Little Rock agreed to extend the agreement on a year-to-year basis in 2015 per Section 11 “Term:  Termination of Agreement” provision in the “Little Rock – Cammack Village Agreement 2015” attachment.

This $10,500 payment is far less than Little Rock residents pay on a per capita basis for fire protection services which are ranked among the finest in the nation:  ISO Level 1.  No other fire department in Pulaski County comes close to this Level 1 distinction:  https://pulaskicounty.net/pulaski-county-fire-department-listings/
Cammack Village’s 800-odd residents thus pay about $13 per person for fire protection services while Little Rock residents pay about $244 per person based on 2017 General Fund expenditures of $48 million for the Little Rock Fire Department for the city’s 197,000 residents.

The agreement would also appear to be in violation of Little Rock’s Code of Ordinances, Sec 12-66(c)

The sole purpose of this section is to offer service to separate properties subject to fire damage, and the grouping of one (1) or more properties shall not be allowed for the purpose of this section. It is further declared to be the intent of the city to offer firefighting protection to industrial and commercial property only and no alarm for residential property outside the city limits will be answered by the fire department, and the chief of the fire department is hereby expressly prohibited from taking firefighting equipment outside city limits except pursuant to the provisions of this division; provided, however, fire alarms to public buildings supported and maintained by taxation and churches within the area shall be answered when in the judgment of the chief of the fire department firefighting equipment is not needed for fire protection within the city. [emphasis added]

(Code 1961, § 13-13; Ord. No. 15,092, § 1, 5-6-86)

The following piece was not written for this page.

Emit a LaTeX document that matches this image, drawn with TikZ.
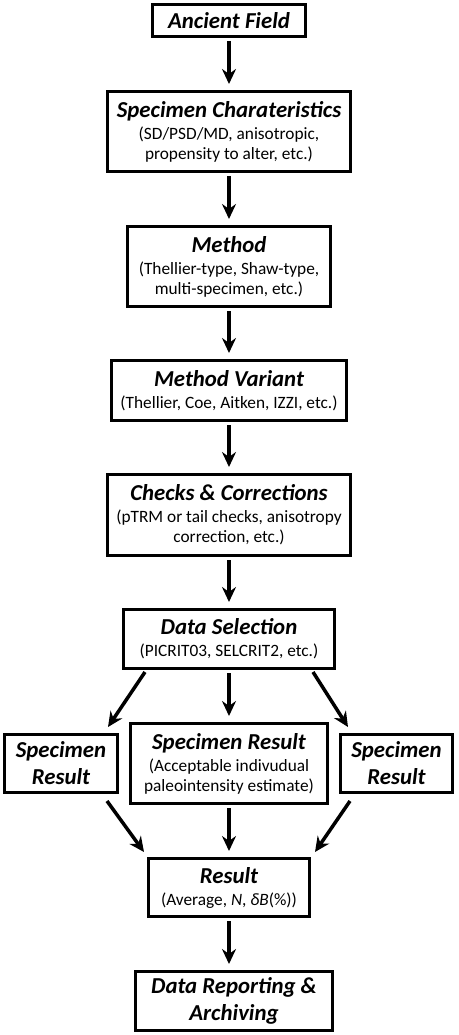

https://library.municode.com/ar/little_rock/codes/code_of_ordinances?nodeId=COOR_CH12FIPRPR

Please take action to either terminate or re-negotiate Little Rock’s agreement to provide fire protection services to Cammack Village.  If the agreement is found to be legal, please change the Municipal Code to correspond to the agreement.
If the agreement is to be re-negotiated, then a proportional annual contribution from Cammack Village would be on the order of $215,000, updated annually per the Little Rock City Budget.  This would still be an outstanding deal for Cammack Village as it is extremely difficult to fund fire protection services at an ISO Level 1–they could not be expected to replicate this degree of protection for even a million dollars.  Note also that the existing agreement stipulates that once LRFD is dispatched to a Cammack Village fire that it must remain there even if it becomes needed in Little Rock.
Pekar’s letter spurred a prompt reaction from City Director Joan Adcock. She forwarded it to City Manager Bruce Moore and Mayor Frank Scott Jr., among others, with this note:
Please answer this email and copy us on it, thank you
I thought we were just dispatching calls. This state they do not have a fire department.please also address the last sentence on this email. Thank you
It’s an interesting question, if nothing else. Mayor Scott just happened to walk past as I was reading about this. He said he’d not yet seen the Pekar letter or Adcock’s request for further information.